I didn’t have much time to take pictures in the last days. I am now doing the prints for the exhibition on Villa Strohl Fern that will take place on May 10.

I like that part of the job : after so much time outside taking pictures, walking, searching for the best views, I enjoy spending a few days and late evenings at home, editing, printing, framing. I recall the feeling I had when I took the picture and try to show it on the print. Some people say it changed a lot with digital but I get almost the same pleasure when working with a printer instead of a darkroom and I can also print on beautiful heavy fine art papers which was not possible in the past with color pictures.

I will soon reach the end of the photo shoot at Villa Strohl Fern. Donatella Trombadori told me the other day about an evergreen oak in the northern part of the garden, near Rilke’s studio, which would be more than 300 years old. It is located close to the part where there used to be a lake and I can imagine Rilke and other artists sitting under it, looking at the water. It is beautiful and huge, with a trunk divided from the bottom in three of four parts leading to long branches, giving the tree a wonderful shape, reminding me a Chinese fan. I also like trees that get human or animal shapes and I was really pleased to discover one looking like a dog near the entrance of the garden.

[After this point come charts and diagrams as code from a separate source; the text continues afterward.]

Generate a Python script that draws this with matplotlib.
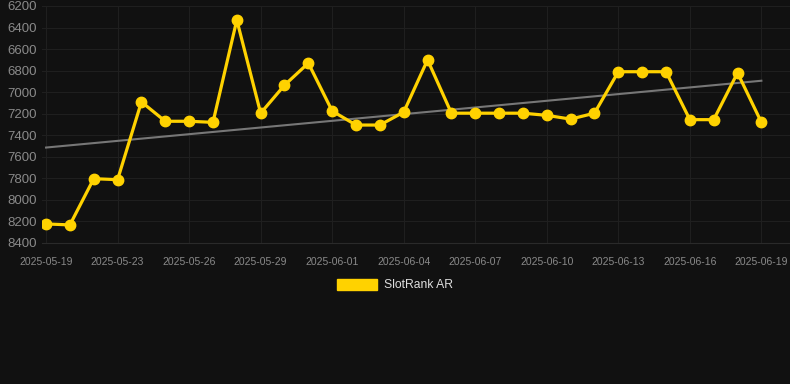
import numpy as np
import matplotlib.pyplot as plt
from matplotlib.patches import Patch

# --- data ---
DATES = ["2025-05-19", "2025-05-21", "2025-05-22", "2025-05-23", "2025-05-24",
         "2025-05-25", "2025-05-26", "2025-05-27", "2025-05-28", "2025-05-29",
         "2025-05-30", "2025-05-31", "2025-06-01", "2025-06-02", "2025-06-03",
         "2025-06-04", "2025-06-05", "2025-06-06", "2025-06-07", "2025-06-08",
         "2025-06-09", "2025-06-10", "2025-06-11", "2025-06-12", "2025-06-13",
         "2025-06-14", "2025-06-15", "2025-06-16", "2025-06-17", "2025-06-18",
         "2025-06-19"]
RANK = [8223, 8232, 7803, 7812, 7090, 7270, 7270, 7280, 6330, 7195,
        6935, 6730, 7175, 7305, 7305, 7185, 6700, 7195, 7195, 7195,
        7195, 7215, 7250, 7195, 6810, 6810, 6810, 7255, 7255, 6820,
        7280]
Y_TICKS = [6200, 6400, 6600, 6800, 7000, 7200, 7400, 7600, 7800, 8000, 8200, 8400]
SERIES = "SlotRank AR"

BG = "#111111"
GOLD = "#FFD200"

plt.rcParams['font.family'] = ['Liberation Sans', 'DejaVu Sans']

fig = plt.figure(figsize=(7.9, 3.84), dpi=100, facecolor=BG)
ax = fig.add_axes([42 / 790, 1 - 243 / 384, 1 - 42 / 790, (243 - 6) / 384], facecolor=BG)

x = np.arange(len(RANK))
# trend line (least squares)
k, b = np.polyfit(x, RANK, 1)
ax.plot(x, k * x + b, color="#777777", lw=1.5, zorder=2)
ax.plot(x, RANK, color=GOLD, lw=2.3, marker="o", ms=7.5, zorder=3)

ax.set_ylim(8400, 6200)
ax.set_yticks(Y_TICKS)
ax.set_xlim(-0.17, 31.2)
tick_idx = x[::3]
ax.set_xticks(tick_idx)
ax.set_xticklabels([DATES[i] for i in tick_idx])

ax.grid(True, color="#1f1f1f", lw=0.8)
ax.set_axisbelow(True)
for side in ["top", "right", "left"]:
    ax.spines[side].set_visible(False)
ax.spines["bottom"].set_color("#2a2a2a")
ax.tick_params(axis="y", length=0, labelsize=9.5, labelcolor="#8a8a8a", pad=4)
ax.tick_params(axis="x", length=0, labelsize=7.5, labelcolor="#8a8a8a", pad=10)

fig.legend(handles=[Patch(facecolor=GOLD, edgecolor=GOLD, label=SERIES)],
           loc="center", bbox_to_anchor=(0.5, 1 - 285 / 384), frameon=False,
           handlelength=3.3, handleheight=1.0, handletextpad=0.6,
           fontsize=8.7, labelcolor="#dddddd")

fig.savefig("out.png", dpi=100, facecolor=BG)
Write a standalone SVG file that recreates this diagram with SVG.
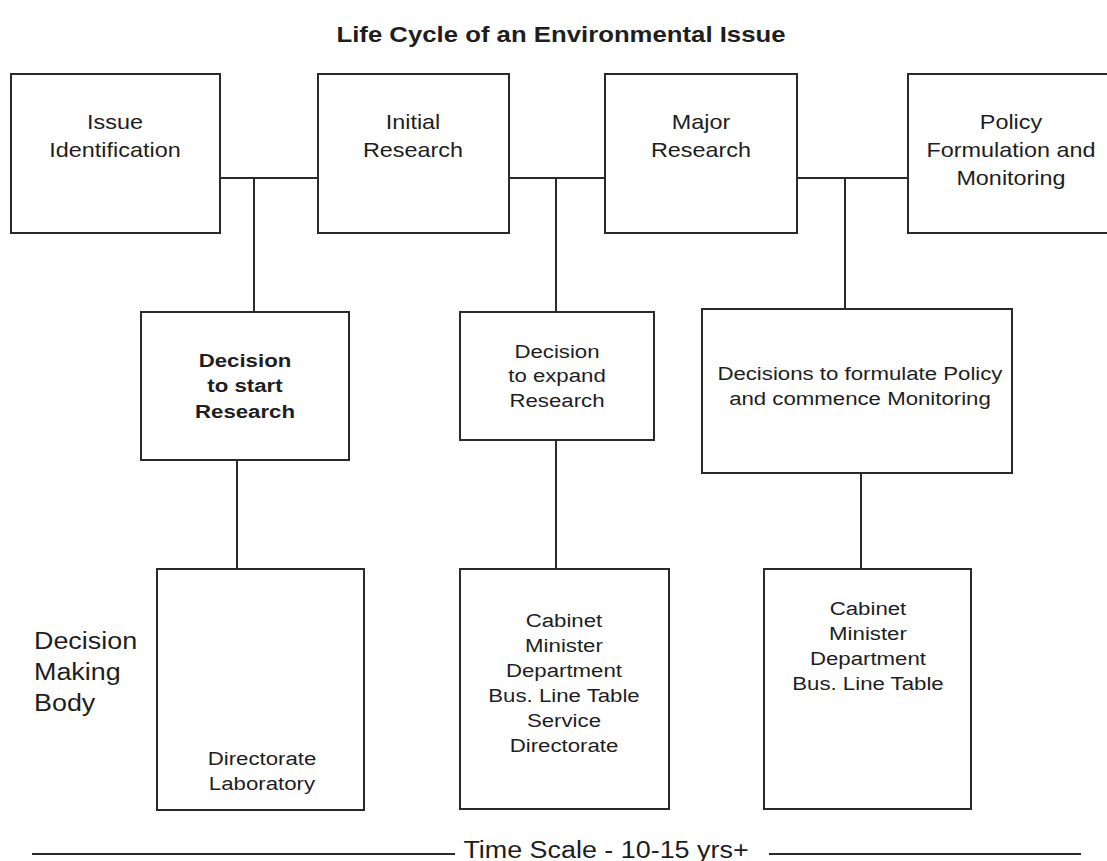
<svg xmlns="http://www.w3.org/2000/svg" width="1107" height="861" viewBox="0 0 1107 861">
<style>
  .bg { fill: #ffffff; }
  .box { fill: #ffffff; stroke: #2a2a2a; stroke-width: 2; }
  .ln { stroke: #2a2a2a; stroke-width: 2; fill: none; }
  text { font-family: "Liberation Sans", Arial, sans-serif; fill: #1e1e1e; text-anchor: middle; transform: scaleX(1.17); transform-box: fill-box; transform-origin: center; }
  .title { font-size: 22px; font-weight: bold; }
  .top { font-size: 20px; }
  .mid { font-size: 19px; }
  .midb { font-size: 19px; font-weight: bold; }
  .bot { font-size: 19px; }
  .side { font-size: 23px; text-anchor: start; transform-origin: left center; }
  .scale { font-size: 23px; }
</style>
<rect class="bg" x="0" y="0" width="1107" height="861"/>
<text class="title" x="561" y="42">Life Cycle of an Environmental Issue</text>

<g id="connectors">
  <path class="ln" d="M220 178 H318 M254 178 V312"/>
  <path class="ln" d="M509 178 H605 M556 178 V312"/>
  <path class="ln" d="M797 178 H908 M845 178 V309"/>
  <path class="ln" d="M237 460 V569"/>
  <path class="ln" d="M556 440 V569"/>
  <path class="ln" d="M861 473 V569"/>
</g>

<g id="issue-identification">
  <rect class="box" x="11" y="74" width="209" height="159"/>
  <text class="top" x="115" y="129">Issue</text>
  <text class="top" x="115" y="157">Identification</text>
</g>
<g id="initial-research">
  <rect class="box" x="318" y="74" width="191" height="159"/>
  <text class="top" x="413" y="129">Initial</text>
  <text class="top" x="413" y="157">Research</text>
</g>
<g id="major-research">
  <rect class="box" x="605" y="74" width="192" height="159"/>
  <text class="top" x="701" y="129">Major</text>
  <text class="top" x="701" y="157">Research</text>
</g>
<g id="policy-formulation">
  <rect class="box" x="908" y="74" width="210" height="159"/>
  <text class="top" x="1011" y="129">Policy</text>
  <text class="top" x="1011" y="157">Formulation and</text>
  <text class="top" x="1011" y="185">Monitoring</text>
</g>

<g id="decision-start">
  <rect class="box" x="141" y="312" width="208" height="148"/>
  <text class="midb" x="245" y="367">Decision</text>
  <text class="midb" x="245" y="392">to start</text>
  <text class="midb" x="245" y="418">Research</text>
</g>
<g id="decision-expand">
  <rect class="box" x="460" y="312" width="194" height="128"/>
  <text class="mid" x="557" y="358">Decision</text>
  <text class="mid" x="557" y="382">to expand</text>
  <text class="mid" x="557" y="407">Research</text>
</g>
<g id="decisions-policy">
  <rect class="box" x="702" y="309" width="310" height="164"/>
  <text class="mid" x="860" y="380">Decisions to formulate Policy</text>
  <text class="mid" x="860" y="405">and commence Monitoring</text>
</g>

<g id="body-directorate">
  <rect class="box" x="157" y="569" width="207" height="241"/>
  <text class="bot" x="262" y="765">Directorate</text>
  <text class="bot" x="262" y="790">Laboratory</text>
</g>
<g id="body-cabinet-1">
  <rect class="box" x="460" y="569" width="209" height="240"/>
  <text class="bot" x="564" y="627">Cabinet</text>
  <text class="bot" x="564" y="652">Minister</text>
  <text class="bot" x="564" y="677">Department</text>
  <text class="bot" x="564" y="702">Bus. Line Table</text>
  <text class="bot" x="564" y="727">Service</text>
  <text class="bot" x="564" y="752">Directorate</text>
</g>
<g id="body-cabinet-2">
  <rect class="box" x="764" y="569" width="207" height="240"/>
  <text class="bot" x="868" y="615">Cabinet</text>
  <text class="bot" x="868" y="640">Minister</text>
  <text class="bot" x="868" y="665">Department</text>
  <text class="bot" x="868" y="690">Bus. Line Table</text>
</g>

<g id="decision-making-body-label">
  <text class="side" x="34" y="649">Decision</text>
  <text class="side" x="34" y="680">Making</text>
  <text class="side" x="34" y="711">Body</text>
</g>

<g id="time-scale">
  <path class="ln" d="M32 854 H455 M769 854 H1081"/>
  <text class="scale" x="606" y="858">Time Scale - 10-15 yrs+</text>
</g>
</svg>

As trees blossomed in the last weeks, giving the garden unusual colors, I will go back a couple times to take some pictures before I start to print the images for the exhibition which will take place on May 10 in the garden.

The daughter of Italian painter Francesco Trombadori, Donatella, guided me through the studio-home of her father at Villa Strohl Fern, which remains unchanged fifty years after the painter’s death. Francesco Trombadori moved in the villa in 1919, so Donatella and her brother Antonello were born and grew up there. I was very happy to find out that Trombadori’s painting “Il Viale Grande” dated 1920 that I was looking for, was kept here, displayed on an easel (Donatella told me that it was the one used by baron Strohl).

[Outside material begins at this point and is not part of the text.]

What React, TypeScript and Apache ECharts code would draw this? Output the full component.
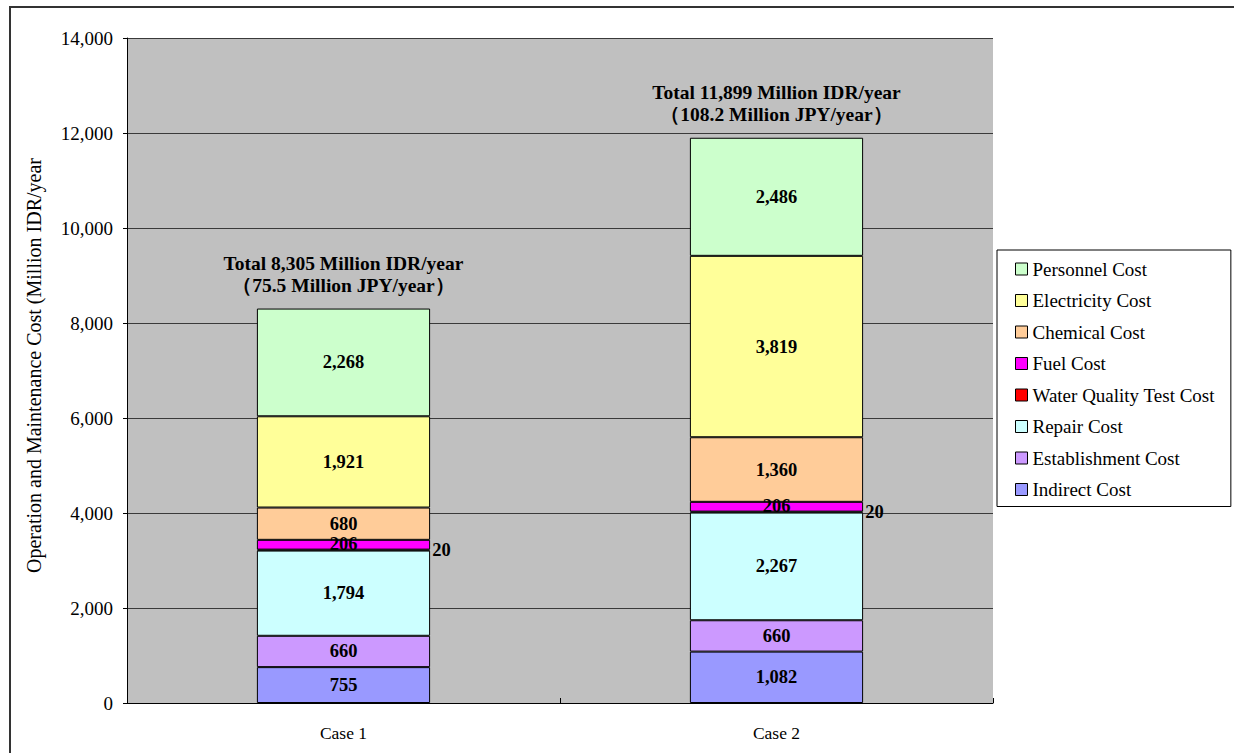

If one can try to stop time and retain the spirit of a place by keeping things unchanged,  I also like the fact that a garden is alive and can’t be prevented from growing and evolving. I will keep on looking in today’s garden for what remains of the spirit, the Genius Loci of Villa Strohl Fern, despite all the changes and things which disappeared since the early XXth century : lakes, fountains, grottos, the pineta which became a tennis court…

I took pictures of the view from the windows of the studio, like I have done before at Rainer Maria Rilke’s place, and managed to catch a reflection of the garden on a 1950 nude painting by Francesco Trombadori hanging on a wall…

I will soon go back to visit Mrs Trombadori who comes here every afternoon, and will listen to her, telling stories of the times when Villa Strohl Fern was an artists’ colony.

 

 

Yesterday evening was beautiful, warm, no wind. Being alone at night in this enormous garden in the center of Rome is a beautiful experience, even a bit scary. I thought about the words of Rilke about Villa Strohl Fern: “…lost deep in a large park, hidden from the city, from its 
noises and incidents”. I wished to photograph another side of the garden, the very mysterious head which lies in the ground near the house where Baron Strohl was living, the cement tree designed by an artist, at the early XXth century, in the middle of real ones.

 

 

 

 

 

I went this evening to attend a conference on “the object in art” given by students of  Rome’s French school at Villa Strohl Fern. Nice to see so many teenagers interested in art and talking about Vanitas paintings, Brigitte Bardot (as a ‘femme-objet’ of the 60s), Futurism or Edward Weston’s peppers.

The light in Rome is so marvelous at the end of the day that I escaped a couple minutes to take a few pictures of the sunset in the garden and the view on St Peter’s basilica. In a few days, I will come back here for a photo shoot to get new images for the exhibition on Villa Strohl Fern that will take place on May 10.